Em comunicado, a Procuradoria-Geral da República informa que não foi possível reunir indícios suficientes para acusar os titulares de cargos políticos responsáveis pelos orçamentos regionais no período entre 2003 e 2010. Estavam em causa possíveis crimes de prevaricação, violação das regras de execução orçamental e falsificação – mas o DCIAP concluiu “não estarem preenchidos todos os requisitos” desses crimes, necessários para deduzir uma acusação.
No que respeita ao crime de violação das regras de execução orçamental, “as situações detectadas terão ocorrido não na fase de execução, mas no momento da elaboração das normas orçamentais, sendo que a incriminação desta factualidade foi afastada pelo legislador” na lei dos crimes praticados por titulares de cargos políticos. Quanto ao crime de falsificação, “ainda que se tenham considerado verificados os requisitos objectivos do crime, entendeu-se não se mostrar provado o dolo específico, ou seja, não se provou que os arguidos tivessem agido com o propósito de causarem prejuízo a quem quer que fosse”, diz a PGR.
No inquérito, iniciado em Setembro de 2011, chegaram a ser “constituídos e interrogados cinco arguidos, entre os quais um secretário regional em exercício de funções e um ex-secretário Regional”, revela a PGR, mas sem identificá-los. O DCIAP reuniu “vasta documentação”, incluindo os relatórios de auditorias e pareceres anuais do Tribunal de Contas (TdC) dos oito anos em causa, realizou buscas na Secretaria Regional do Equipamento Social, “onde se recolheu grande quantidade de documentos, correspondência e informações”, e interrogou 50 testemunhas.
O que estava em causa na ‘Operação Cuba livre’
Recorde-se que a investigação agitou a Madeira em Abril de 2012. Na altura, em vez da PJ ou da PSP, a GNR foi a entidade escolhida pelo DCIAP para acompanhar as operações de buscas no terreno, numa operação que foi baptizada de ‘Cuba Livre’.
Uma auditoria feita pelo TdC havia encontrado 1.878 facturas que estariam “escondidas”, relativas a obras que foram executadas entre 2003 e 2010, ou seja, em anos anteriores àqueles em que foram lançadas, na contabilidade da região.

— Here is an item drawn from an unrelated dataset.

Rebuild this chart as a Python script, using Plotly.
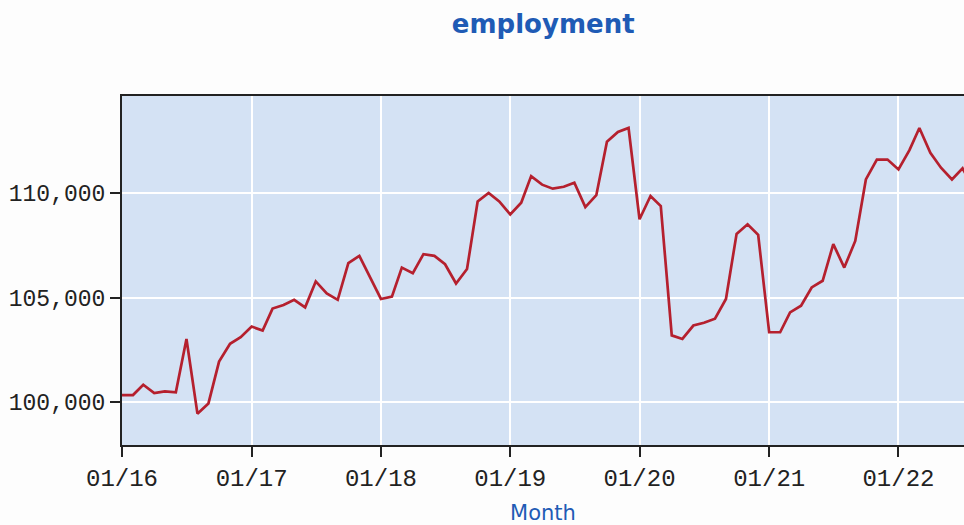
import pandas as pd
import plotly.graph_objects as go

months = pd.date_range("2016-01-01", periods=80, freq="MS")
employment = [
    100350, 100350, 100840, 100440, 100520, 100480, 103030, 99460, 99950, 101950, 102800, 103110,
    103620, 103430, 104480, 104650, 104900, 104540, 105780, 105200, 104900, 106650, 107000, 106000,
    104940, 105050, 106440, 106170, 107080, 107000, 106600, 105680, 106370, 109600, 110010, 109600,
    108980, 109540, 110810, 110400, 110210, 110300, 110490, 109330, 109900, 112450, 112920, 113110,
    108750, 109860, 109380, 103200, 103030, 103670, 103800, 104000, 104940, 108050, 108510, 108000,
    103350, 103350, 104300, 104620, 105490, 105810, 107560, 106440, 107710, 110650, 111600, 111600,
    111130, 112050, 113110, 111920, 111210, 110650, 111180, 110200,
]
y_ticks = [100000, 105000, 110000]

fig = go.Figure()
fig.add_trace(go.Scatter(
    x=months, y=employment, mode="lines",
    line=dict(color="#b5202e", width=2.7),
    showlegend=False,
))

mono_y = dict(family="Liberation Mono, Courier New, monospace", size=23, color="#222222")
mono_x = dict(family="Liberation Mono, Courier New, monospace", size=24, color="#222222")
blue = "#1f5bb5"

fig.update_layout(
    width=964, height=525,
    margin=dict(l=122, r=0, t=96, b=80, autoexpand=False),
    paper_bgcolor="#fdfdfd",
    plot_bgcolor="#d4e2f4",
    title=dict(text="<b>employment</b>", x=0.5635, xanchor="center",
               y=1 - 24 / 525, yanchor="middle", yref="container",
               font=dict(family="DejaVu Sans, Verdana, sans-serif", size=26, color=blue)),
    xaxis=dict(
        range=["2016-01-01", "2022-07-05"],
        tickformat="%m/%y", dtick="M12", tick0="2016-01-01",
        ticks="outside", ticklen=10, tickcolor="#222222", tickwidth=1.5,
        showline=True, linecolor="#222222", linewidth=2, mirror=True,
        showgrid=True, gridcolor="#ffffff", gridwidth=2,
        tickfont=mono_x, zeroline=False,
        title=dict(text="Month", standoff=16,
                   font=dict(family="DejaVu Sans, Verdana, sans-serif", size=21, color=blue)),
    ),
    yaxis=dict(
        range=[97963, 114637],
        tickvals=y_ticks, tickformat=",d",
        ticks="outside", ticklen=10, tickcolor="#222222", tickwidth=1.5,
        showline=True, linecolor="#222222", linewidth=2,
        showgrid=True, gridcolor="#ffffff", gridwidth=2,
        tickfont=mono_y, zeroline=False,
    ),
)

fig.write_html("out.html", config={"displayModeBar": False},
               post_script="document.body.style.margin='0px';")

O relatório do TdC concluíra que essa dívida oculta resultara de um acto consciente, praticado por cinco membros do governo regional: Santos Costa, antigo secretário do equipamento social, o seu chefe de gabinete, Ricardo Reis, o secretário do plano e finanças, Ventura Garcês, a directora do gabinete de controlo e gestão orçamental e ainda o director regional de orçamento e contabilidade.
As concessões rodoviárias e outras obras públicas atribuídas sem cabimento orçamental estiveram na mira da investigação. A delegação do DCIAP que então visitou a Madeira, incluindo peritos em informática, esteve a analisar documentos (que seguiram por avião militar para Lisboa) relacionados com as concessões rodoviárias, incluindo a Viamadeira, responsável, com a empresa pública de saúde (SESARAM), por um ‘buraco’ de 568 milhões, detectado pelo Eurostat e pela troika nas contas da Região, e com grande impacto no défice nacional.
Face ao reconhecimento de uma dívida superior a 6,3 mil milhões de euros, a Região viu-se na contingência de assinar com o Governo da República, a 27 de Janeiro de 2012, uma programa de resgate financeiro, que se prolongará até Outubro de 2015.
Em Setembro de 2011, a dívida pública da Madeira, incluindo empresas públicas e autarquias, era de 6.328 milhões de euros, um valor 465 milhões de euros superior ao anunciado pelo Governo regional. A dívida da Madeira representava 123% do PIB do arquipélago e 927% da sua receita fiscal anual. Quase metade da dívida (47%) era relativa às empresas públicas regionais.
Nas reacções à investigação, Alberto João Jardim disse que não se arrepende de ter aumentado a dívida da Madeira, justificando que, quando assumiu a liderança do Governo, em 1978, foi para mudar a região.
Ainda assim, extinguiu o departamento governativo que mais contribuiu para a alegada dívida oculta (a Secretaria do Equipamento Social) e afastou do governo o seu secretário, Santos Costa.